4. Separate the dataset into training and testing groups
The training set is used to train the machine learning algorithms while the test set is used to evaluate the performance of the machine learning algorithms.
# Separate data into training and testing groups
holdout = int(0.40 * len(data))
random.shuffle(data)
testing = data[:holdout]
training = data[holdout:]
First, we calculate the length of the data list in holdout = int(0.40 * len(data)) and shuffle the elements of data for better performance using random.shuffle() function from the random module in random.shuffle(data)
Then we store 40% of the data in the Testing group & 60% data in the Training group.
Training the model on the training set
# Train model on the training set
X_training = [row["feature"] for row in training]
y_training = [row["label"] for row in training]
model.fit(X_training, y_training)
The training feature set is stored as x_traing, while the training label set is stored as y_training, then passed to the “fit()” method.
Testing the model on the testing set
After training the algorithm, we performed predictions on the test set. To make predictions, the “predict()” method is used. The records to be predicted are passed as parameters to the “predict()” method as shown below:
# Make predictions on the testing set
X_testing = [row["evidence"] for row in testing]

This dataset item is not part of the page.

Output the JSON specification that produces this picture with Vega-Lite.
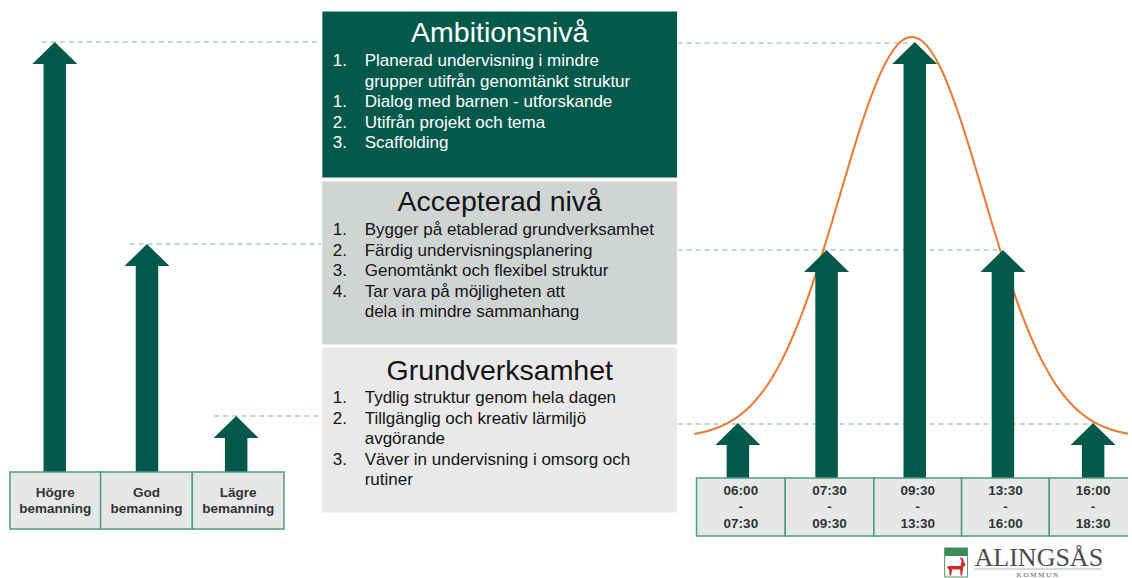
{
  "$schema": "https://vega.github.io/schema/vega-lite/v6.json",
  "width": 1132,
  "height": 578,
  "autosize": {"type": "fit", "contains": "padding"},
  "padding": 0,
  "background": "#ffffff",
  "config": {"view": {"stroke": null}, "font": "Liberation Sans"},
  "datasets": {
    "streck": [
      {"från": 42, "till": 323, "nivå": 42},
      {"från": 130, "till": 323, "nivå": 244},
      {"från": 215, "till": 323, "nivå": 416},
      {"från": 680, "till": 912, "nivå": 43},
      {"från": 680, "till": 1005, "nivå": 250},
      {"från": 680, "till": 1098, "nivå": 424}
    ],
    "kurva": [
      {"tid": 697, "behov": 433.9}, {"tid": 705, "behov": 432.3}, {"tid": 715, "behov": 429.5},
      {"tid": 725, "behov": 425.7}, {"tid": 735, "behov": 420.4}, {"tid": 745, "behov": 413.3},
      {"tid": 755, "behov": 404.0}, {"tid": 765, "behov": 392.2}, {"tid": 775, "behov": 377.4},
      {"tid": 785, "behov": 359.4}, {"tid": 795, "behov": 338.0}, {"tid": 805, "behov": 313.2},
      {"tid": 815, "behov": 285.1}, {"tid": 825, "behov": 254.4}, {"tid": 835, "behov": 221.7},
      {"tid": 845, "behov": 188.0}, {"tid": 855, "behov": 154.6}, {"tid": 865, "behov": 122.9},
      {"tid": 875, "behov": 94.4}, {"tid": 885, "behov": 70.3}, {"tid": 890, "behov": 60.5},
      {"tid": 895, "behov": 52.2}, {"tid": 900, "behov": 45.6}, {"tid": 905, "behov": 40.8},
      {"tid": 910, "behov": 38.0}, {"tid": 915, "behov": 37.0}, {"tid": 920, "behov": 38.0},
      {"tid": 925, "behov": 40.8}, {"tid": 930, "behov": 45.6}, {"tid": 935, "behov": 52.2},
      {"tid": 940, "behov": 60.5}, {"tid": 945, "behov": 70.3}, {"tid": 955, "behov": 94.4},
      {"tid": 965, "behov": 122.9}, {"tid": 975, "behov": 154.6}, {"tid": 985, "behov": 188.0},
      {"tid": 995, "behov": 221.7}, {"tid": 1005, "behov": 254.4}, {"tid": 1015, "behov": 285.1},
      {"tid": 1025, "behov": 313.2}, {"tid": 1035, "behov": 338.0}, {"tid": 1045, "behov": 359.4},
      {"tid": 1055, "behov": 377.4}, {"tid": 1065, "behov": 392.2}, {"tid": 1075, "behov": 404.0},
      {"tid": 1085, "behov": 413.3}, {"tid": 1095, "behov": 420.4}, {"tid": 1105, "behov": 425.7},
      {"tid": 1115, "behov": 429.5}, {"tid": 1125, "behov": 432.3}, {"tid": 1132, "behov": 433.7}
    ],
    "rutor": [
      {"nivå": "Ambitionsnivå", "vänster": 323, "höger": 680, "topp": 11, "botten": 178},
      {"nivå": "Accepterad nivå", "vänster": 323, "höger": 680, "topp": 181, "botten": 345},
      {"nivå": "Grundverksamhet", "vänster": 323, "höger": 680, "topp": 347, "botten": 513}
    ],
    "rubriker": [
      {"nivå": "Ambitionsnivå", "text": "Ambitionsnivå", "mitt": 501.5, "rad": 42},
      {"nivå": "Accepterad nivå", "text": "Accepterad nivå", "mitt": 501.5, "rad": 211},
      {"nivå": "Grundverksamhet", "text": "Grundverksamhet", "mitt": 501.5, "rad": 380}
    ],
    "punkter": [
      {"nivå": "Ambitionsnivå", "nr": "1.", "text": "Planerad undervisning  i mindre", "rad": 66},
      {"nivå": "Ambitionsnivå", "nr": "", "text": "grupper  utifrån genomtänkt  struktur", "rad": 86.5},
      {"nivå": "Ambitionsnivå", "nr": "1.", "text": "Dialog med barnen - utforskande", "rad": 107},
      {"nivå": "Ambitionsnivå", "nr": "2.", "text": "Utifrån projekt och tema", "rad": 127.5},
      {"nivå": "Ambitionsnivå", "nr": "3.", "text": "Scaffolding", "rad": 148},
      {"nivå": "Accepterad nivå", "nr": "1.", "text": "Bygger på etablerad grundverksamhet", "rad": 235},
      {"nivå": "Accepterad nivå", "nr": "2.", "text": "Färdig undervisningsplanering", "rad": 256},
      {"nivå": "Accepterad nivå", "nr": "3.", "text": "Genomtänkt  och flexibel struktur", "rad": 276},
      {"nivå": "Accepterad nivå", "nr": "4.", "text": "Tar vara på möjligheten  att", "rad": 297},
      {"nivå": "Accepterad nivå", "nr": "", "text": "dela  in mindre  sammanhang", "rad": 317},
      {"nivå": "Grundverksamhet", "nr": "1.", "text": "Tydlig  struktur genom hela dagen", "rad": 403},
      {"nivå": "Grundverksamhet", "nr": "2.", "text": "Tillgänglig  och kreativ lärmiljö", "rad": 424},
      {"nivå": "Grundverksamhet", "nr": "", "text": "avgörande", "rad": 444},
      {"nivå": "Grundverksamhet", "nr": "3.", "text": "Väver in undervisning  i omsorg och", "rad": 465},
      {"nivå": "Grundverksamhet", "nr": "", "text": "rutiner", "rad": 485}
    ],
    "pilar": [
      {"kategori": "Högre bemanning", "mitt": 55, "nivå": 42, "bas": 472},
      {"kategori": "God bemanning", "mitt": 147.5, "nivå": 244, "bas": 472},
      {"kategori": "Lägre bemanning", "mitt": 237, "nivå": 416, "bas": 472},
      {"kategori": "06:00-07:30", "mitt": 740.5, "nivå": 423, "bas": 478},
      {"kategori": "07:30-09:30", "mitt": 829.5, "nivå": 250, "bas": 478},
      {"kategori": "09:30-13:30", "mitt": 918, "nivå": 42, "bas": 478},
      {"kategori": "13:30-16:00", "mitt": 1006.5, "nivå": 250, "bas": 478},
      {"kategori": "16:00-18:30", "mitt": 1097, "nivå": 423, "bas": 478}
    ],
    "celler": [
      {"kategori": "Högre bemanning", "vänster": 10, "höger": 101, "topp": 472, "botten": 529},
      {"kategori": "God bemanning", "vänster": 101, "höger": 193, "topp": 472, "botten": 529},
      {"kategori": "Lägre bemanning", "vänster": 193, "höger": 285, "topp": 472, "botten": 529},
      {"kategori": "06:00-07:30", "vänster": 699, "höger": 788, "topp": 478, "botten": 536},
      {"kategori": "07:30-09:30", "vänster": 788, "höger": 877, "topp": 478, "botten": 536},
      {"kategori": "09:30-13:30", "vänster": 877, "höger": 965, "topp": 478, "botten": 536},
      {"kategori": "13:30-16:00", "vänster": 965, "höger": 1053, "topp": 478, "botten": 536},
      {"kategori": "16:00-18:30", "vänster": 1053, "höger": 1142, "topp": 478, "botten": 536}
    ],
    "etiketter": [
      {"text": "Högre", "mitt": 55.5, "rad": 493}, {"text": "bemanning", "mitt": 55.5, "rad": 509},
      {"text": "God", "mitt": 147, "rad": 493}, {"text": "bemanning", "mitt": 147, "rad": 509},
      {"text": "Lägre", "mitt": 239, "rad": 493}, {"text": "bemanning", "mitt": 239, "rad": 509},
      {"text": "06:00", "mitt": 743.5, "rad": 491}, {"text": "-", "mitt": 743.5, "rad": 507}, {"text": "07:30", "mitt": 743.5, "rad": 524},
      {"text": "07:30", "mitt": 832.5, "rad": 491}, {"text": "-", "mitt": 832.5, "rad": 507}, {"text": "09:30", "mitt": 832.5, "rad": 524},
      {"text": "09:30", "mitt": 921, "rad": 491}, {"text": "-", "mitt": 921, "rad": 507}, {"text": "13:30", "mitt": 921, "rad": 524},
      {"text": "13:30", "mitt": 1009, "rad": 491}, {"text": "-", "mitt": 1009, "rad": 507}, {"text": "16:00", "mitt": 1009, "rad": 524},
      {"text": "16:00", "mitt": 1097, "rad": 491}, {"text": "-", "mitt": 1097, "rad": 507}, {"text": "18:30", "mitt": 1097, "rad": 524}
    ],
    "logga": [
      {"del": "vapen", "vänster": 948, "höger": 971, "topp": 548, "botten": 577}
    ]
  },
  "layer": [
    {
      "data": {"name": "streck"},
      "mark": {"type": "rule", "color": "#7db6ab", "strokeWidth": 1.2, "strokeDash": [5, 4]},
      "encoding": {
        "x": {"field": "från", "type": "quantitative", "scale": {"domain": [0, 1132], "nice": false, "zero": false}, "axis": null},
        "x2": {"field": "till"},
        "y": {"field": "nivå", "type": "quantitative", "scale": {"domain": [0, 578], "nice": false, "zero": false, "reverse": true}, "axis": null}
      }
    },
    {
      "data": {"name": "kurva"},
      "mark": {"type": "line", "color": "#f07830", "strokeWidth": 2, "interpolate": "monotone"},
      "encoding": {
        "x": {"field": "tid", "type": "quantitative", "axis": null},
        "y": {"field": "behov", "type": "quantitative", "axis": null}
      }
    },
    {
      "data": {"name": "rutor"},
      "mark": {"type": "rect", "stroke": "#ffffff", "strokeWidth": 1},
      "encoding": {
        "x": {"field": "vänster", "type": "quantitative", "axis": null},
        "x2": {"field": "höger"},
        "y": {"field": "topp", "type": "quantitative", "axis": null},
        "y2": {"field": "botten"},
        "fill": {"field": "nivå", "type": "nominal", "scale": {"domain": ["Ambitionsnivå", "Accepterad nivå", "Grundverksamhet"], "range": ["#04594b", "#d0d5d4", "#e8e9e8"]}, "legend": null}
      }
    },
    {
      "data": {"name": "pilar"},
      "mark": {"type": "rule", "color": "#04594b", "strokeWidth": 22.5, "strokeCap": "butt", "yOffset": 20},
      "encoding": {
        "x": {"field": "mitt", "type": "quantitative", "axis": null},
        "y": {"field": "nivå", "type": "quantitative", "axis": null},
        "y2": {"field": "bas"}
      }
    },
    {
      "data": {"name": "pilar"},
      "mark": {"type": "point", "shape": "M0,0L1,0.98L-1,0.98Z", "size": 2025, "filled": true, "opacity": 1, "color": "#04594b", "strokeWidth": 0},
      "encoding": {
        "x": {"field": "mitt", "type": "quantitative", "axis": null},
        "y": {"field": "nivå", "type": "quantitative", "axis": null}
      }
    },
    {
      "data": {"name": "celler"},
      "mark": {"type": "rect", "fill": "#e6e8e7", "stroke": "#4f9b8a", "strokeWidth": 1.5, "clip": true},
      "encoding": {
        "x": {"field": "vänster", "type": "quantitative", "axis": null},
        "x2": {"field": "höger"},
        "y": {"field": "topp", "type": "quantitative", "axis": null},
        "y2": {"field": "botten"}
      }
    },
    {
      "data": {"name": "etiketter"},
      "mark": {"type": "text", "font": "Liberation Sans", "fontSize": 13.5, "fontWeight": "bold", "color": "#333333", "align": "center", "baseline": "middle"},
      "encoding": {
        "x": {"field": "mitt", "type": "quantitative", "axis": null},
        "y": {"field": "rad", "type": "quantitative", "axis": null},
        "text": {"field": "text"}
      }
    },
    {
      "data": {"name": "rubriker"},
      "mark": {"type": "text", "font": "Liberation Sans", "fontSize": 28.5, "align": "center", "baseline": "alphabetic"},
      "encoding": {
        "x": {"field": "mitt", "type": "quantitative", "axis": null},
        "y": {"field": "rad", "type": "quantitative", "axis": null},
        "text": {"field": "text"},
        "color": {"field": "nivå", "type": "nominal", "scale": {"domain": ["Ambitionsnivå", "Accepterad nivå", "Grundverksamhet"], "range": ["#ffffff", "#141414", "#141414"]}, "legend": null}
      }
    },
    {
      "data": {"name": "punkter"},
      "mark": {"type": "text", "font": "Liberation Sans", "fontSize": 17, "align": "left", "baseline": "alphabetic"},
      "encoding": {
        "x": {"datum": 334, "type": "quantitative", "axis": null},
        "y": {"field": "rad", "type": "quantitative", "axis": null},
        "text": {"field": "nr"},
        "color": {"field": "nivå", "type": "nominal", "legend": null}
      }
    },
    {
      "data": {"name": "punkter"},
      "mark": {"type": "text", "font": "Liberation Sans", "fontSize": 17, "align": "left", "baseline": "alphabetic"},
      "encoding": {
        "x": {"datum": 366, "type": "quantitative", "axis": null},
        "y": {"field": "rad", "type": "quantitative", "axis": null},
        "text": {"field": "text"},
        "color": {"field": "nivå", "type": "nominal", "legend": null}
      }
    },
    {
      "data": {"values": [{"namn": "ALINGSÅS", "vänster": 978, "rad": 566}]},
      "mark": {"type": "text", "font": "Liberation Serif", "fontSize": 26, "color": "#4d4d4d", "align": "left", "baseline": "alphabetic"},
      "encoding": {
        "x": {"field": "vänster", "type": "quantitative", "axis": null},
        "y": {"field": "rad", "type": "quantitative", "axis": null},
        "text": {"field": "namn"}
      }
    },
    {
      "data": {"values": [{"från": 978, "till": 1105, "rad": 569}]},
      "mark": {"type": "rule", "color": "#a9b8b4", "strokeWidth": 1},
      "encoding": {
        "x": {"field": "från", "type": "quantitative", "axis": null},
        "x2": {"field": "till"},
        "y": {"field": "rad", "type": "quantitative", "axis": null}
      }
    },
    {
      "data": {"values": [{"namn": "K O M M U N", "mitt": 1041, "rad": 577}]},
      "mark": {"type": "text", "font": "Liberation Serif", "fontSize": 7, "color": "#555555", "align": "center", "baseline": "alphabetic"},
      "encoding": {
        "x": {"field": "mitt", "type": "quantitative", "axis": null},
        "y": {"field": "rad", "type": "quantitative", "axis": null},
        "text": {"field": "namn"}
      }
    },
    {
      "data": {"name": "logga"},
      "mark": {"type": "rect", "fill": "#ffffff", "stroke": "#4f9b6a", "strokeWidth": 1, "clip": true},
      "encoding": {
        "x": {"field": "vänster", "type": "quantitative", "axis": null},
        "x2": {"field": "höger"},
        "y": {"field": "topp", "type": "quantitative", "axis": null},
        "y2": {"field": "botten"}
      }
    },
    {
      "data": {"values": [{"vänster": 948, "höger": 971, "topp": 548, "botten": 556}]},
      "mark": {"type": "rect", "fill": "#3f8a5a"},
      "encoding": {
        "x": {"field": "vänster", "type": "quantitative", "axis": null},
        "x2": {"field": "höger"},
        "y": {"field": "topp", "type": "quantitative", "axis": null},
        "y2": {"field": "botten"}
      }
    },
    {
      "data": {"values": [{"mitt": 959.5, "rad": 567}]},
      "mark": {"type": "point", "shape": "M-0.7,-0.1L0.45,-0.1L0.55,-0.6L0.35,-0.95L0.65,-0.9L0.8,-0.5L0.95,-0.2L0.7,0L0.6,0.85L0.45,0.85L0.4,0.25L-0.4,0.25L-0.5,0.85L-0.65,0.85L-0.7,0.25L-0.95,0.05Z", "size": 400, "filled": true, "opacity": 1, "color": "#d62a2a", "strokeWidth": 0},
      "encoding": {
        "x": {"field": "mitt", "type": "quantitative", "axis": null},
        "y": {"field": "rad", "type": "quantitative", "axis": null}
      }
    }
  ],
  "resolve": {"scale": {"color": "shared"}}
}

y_testing = [row["label"] for row in testing]
predictions = model.predict(X_testing)
Evaluating the model performance
We have evaluated the performance of the model through simple python code:
# Compute how well we performed
correct = 0
incorrect = 0
total = 0
for actual, predicted in zip(y_testing, predictions):
total += 1
if actual == predicted:
correct += 1
else:
incorrect += 1
Accuracy of the model
At the end, printed the accuracy of the model for better understanding
# Print results
print(f"Results for model {type(model).__name__}")
print(f"Correct: {correct}")
print(f"Incorrect: {incorrect}")
print(f"Accuracy: {100 * correct / total:.2f}%")
Conclusion
Banknote authentication is an important task. It is difficult to manually detect fake banknotes. Machine learning algorithms can help in this regard. In this article, we explained how we solved the problem of banknote authentication using machine learning techniques. We compared three different algorithms in terms of performance and concluded that the KNN & SVM algorithms are the best algorithms for banknote authentication with an accuracy of 100% & 99.45%.
However, you can build a model on your own to classify similar datasets (eg. Cancer tumor cell classification, Drug classification, sentiment analysis, etc...) by implementing the same/slightly modified code snippet given above. This was a simple and easier implementation of the “ CSE 418: Artificial Intelligence Lab” course at City University, Dhaka, Bangladesh conducted by Nuruzzaman Faruqui Sir. Which is the best AI course in Bangladesh.
You are free to copy the code from here or some other concluding remarks for your project.